What are the lines from the one with "Clone this chart in Bokeh." through the one with "width=630, height=58)", inclusive? Output them exactly, and leave out the pictures.

— Start of RECORDS FOR THE TASK —

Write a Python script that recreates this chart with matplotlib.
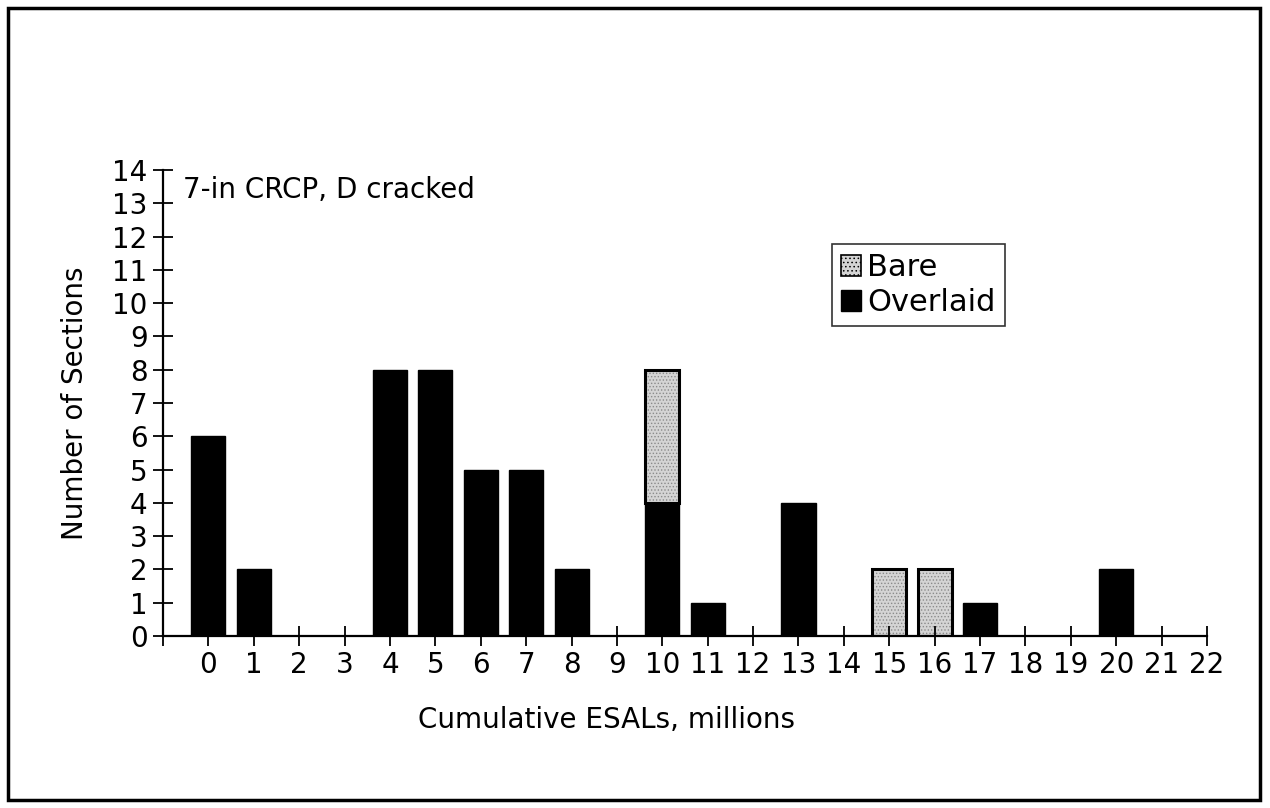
import matplotlib.pyplot as plt
from matplotlib.patches import Patch, Rectangle

plt.rcParams['font.family'] = ['DejaVu Sans']
plt.rcParams['hatch.linewidth'] = 0.6

# ESAL bins (millions) and section counts
esals = list(range(23))
overlaid = [6, 2, 0, 0, 8, 8, 5, 5, 2, 0, 4, 1, 0, 4, 0, 0, 0, 1, 0, 0, 2, 0, 0]
bare = [0, 0, 0, 0, 0, 0, 0, 0, 0, 0, 4, 0, 0, 0, 0, 2, 2, 0, 0, 0, 0, 0, 0]
y_ticks = list(range(15))

fs = 20

fig = plt.figure(figsize=(12.7, 8.08), dpi=100)
ax = fig.add_axes([163 / 1270, 172 / 808, 1044 / 1270, 466 / 808])

# outer frame around the whole figure
fig.patches.append(Rectangle((8 / 1270, 8 / 808), 1252 / 1270, 792 / 808,
                             transform=fig.transFigure, fill=False,
                             edgecolor='black', linewidth=2.5))

w = 0.75
xo = [x for x, v in zip(esals, overlaid) if v > 0]
vo = [v for v in overlaid if v > 0]
ax.bar(xo, vo, width=w, color='black', edgecolor='black', linewidth=1)

xb = [x for x, v in zip(esals, bare) if v > 0]
vb = [v for v in bare if v > 0]
bb = [o for o, v in zip(overlaid, bare) if v > 0]
ax.bar(xb, vb, bottom=bb, width=w, facecolor='#d4d4d4', hatch='.....',
       edgecolor='#8a8a8a', linewidth=0)
ax.bar(xb, vb, bottom=bb, width=w, fill=False, edgecolor='black', linewidth=2.2)

ax.set_xlim(-1, 22)
ax.set_ylim(0, 14)
ax.set_xticks([-1] + esals)
ax.set_xticklabels([''] + [str(e) for e in esals])
ax.set_yticks(y_ticks)
ax.tick_params(axis='both', direction='inout', length=14, width=1.3,
               labelsize=fs, colors='black')
ax.tick_params(axis='x', pad=4)
ax.tick_params(axis='y', pad=4)
for s in ['top', 'right']:
    ax.spines[s].set_visible(False)
for s in ['left', 'bottom']:
    ax.spines[s].set_linewidth(1.6)

ax.set_xlabel('Cumulative ESALs, millions', fontsize=fs)
ax.xaxis.set_label_coords((606 - 163) / 1044, -(706 - 636) / 466)
ax.set_ylabel('Number of Sections', fontsize=fs, labelpad=17)
ax.text(-0.55, 13.4, '7-in CRCP, D cracked', fontsize=fs, va='center')

handles = [Patch(facecolor='#d4d4d4', hatch='....', edgecolor='black', linewidth=1.2),
           Patch(facecolor='black', edgecolor='black')]
leg = ax.legend(handles, ['Bare', 'Overlaid'], loc='upper left',
                bbox_to_anchor=(832 / 1270, 1 - 244 / 808),
                bbox_transform=fig.transFigure, fontsize=22, frameon=True,
                fancybox=False, handlelength=0.65, handleheight=0.65,
                handletextpad=0.2, borderpad=0.3, labelspacing=0.2,
                borderaxespad=0)
leg.get_frame().set_edgecolor('black')
leg.get_frame().set_linewidth(1.2)

fig.savefig('out.png', dpi=100)
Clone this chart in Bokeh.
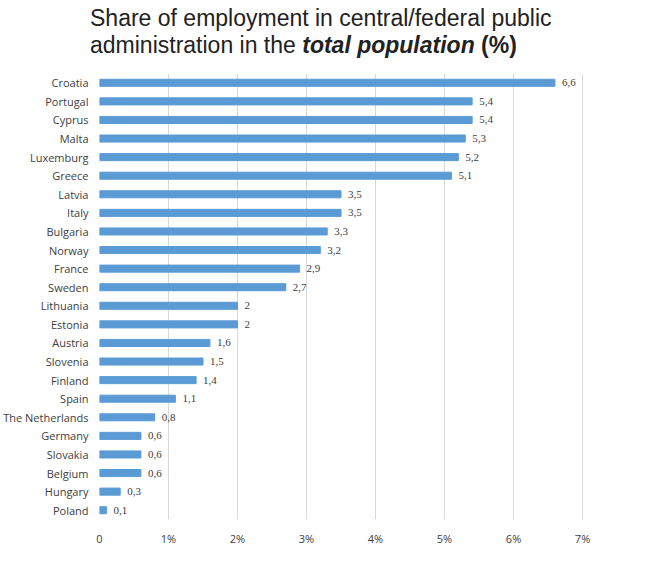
from bokeh.plotting import figure
from bokeh.models import ColumnDataSource, Div, FixedTicker
from bokeh.layouts import column
from bokeh.embed import file_html
from bokeh.resources import INLINE

countries = ["Croatia","Portugal","Cyprus","Malta","Luxemburg","Greece","Latvia","Italy","Bulgaria","Norway","France","Sweden","Lithuania","Estonia","Austria","Slovenia","Finland","Spain","The Netherlands","Germany","Slovakia","Belgium","Hungary","Poland"]
values = [6.6,5.4,5.4,5.3,5.2,5.1,3.5,3.5,3.3,3.2,2.9,2.7,2,2,1.6,1.5,1.4,1.1,0.8,0.6,0.6,0.6,0.3,0.1]
tick_labels = ["0","1%","2%","3%","4%","5%","6%","7%"]

labels = [("%g" % v).replace(".", ",") for v in values]
src = ColumnDataSource(dict(c=countries, v=values, l=labels))

title = Div(text='<div style="font-family:\'Liberation Sans\',Arial,sans-serif;font-size:23px;line-height:27px;color:#222;padding-left:85px">'
            'Share of employment in central/federal public<br>administration in the <b><i>total population</i> (%)</b></div>',
            width=630, height=58)

p = figure(y_range=list(reversed(countries)), x_range=(0, 7.55), width=630, height=480,
           output_backend="svg", toolbar_location=None, min_border_left=0, min_border_right=10,
           min_border_top=5)
p.hbar(y="c", right="v", height=0.38, source=src, color="#5B9BD5")
p.text(x="v", y="c", text="l", source=src, x_offset=7, text_baseline="middle",
       text_font_size="11px", text_color="#404040", text_font="Open Sans")
p.xaxis.ticker = FixedTicker(ticks=list(range(8)))
p.xaxis.major_label_overrides = {i: t for i, t in enumerate(tick_labels)}
for ax in (p.xaxis, p.yaxis):
    ax.axis_line_color = None
    ax.major_tick_line_color = None
    ax.minor_tick_line_color = None
    ax.major_label_text_font = "Open Sans"
    ax.major_label_text_font_size = "11px"
    ax.major_label_text_color = "#404040"
p.ygrid.grid_line_color = None
p.xgrid.grid_line_color = "#D9D9D9"
p.outline_line_color = None

open("out.html", "w").write(file_html(column(title, p), INLINE))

— End of RECORDS FOR THE TASK —

FULL RESPONSE ->
Clone this chart in Bokeh.
from bokeh.plotting import figure
from bokeh.models import ColumnDataSource, Div, FixedTicker
from bokeh.layouts import column
from bokeh.embed import file_html
from bokeh.resources import INLINE

countries = ["Croatia","Portugal","Cyprus","Malta","Luxemburg","Greece","Latvia","Italy","Bulgaria","Norway","France","Sweden","Lithuania","Estonia","Austria","Slovenia","Finland","Spain","The Netherlands","Germany","Slovakia","Belgium","Hungary","Poland"]
values = [6.6,5.4,5.4,5.3,5.2,5.1,3.5,3.5,3.3,3.2,2.9,2.7,2,2,1.6,1.5,1.4,1.1,0.8,0.6,0.6,0.6,0.3,0.1]
tick_labels = ["0","1%","2%","3%","4%","5%","6%","7%"]

labels = [("%g" % v).replace(".", ",") for v in values]
src = ColumnDataSource(dict(c=countries, v=values, l=labels))

title = Div(text='<div style="font-family:\'Liberation Sans\',Arial,sans-serif;font-size:23px;line-height:27px;color:#222;padding-left:85px">'
            'Share of employment in central/federal public<br>administration in the <b><i>total population</i> (%)</b></div>',
            width=630, height=58)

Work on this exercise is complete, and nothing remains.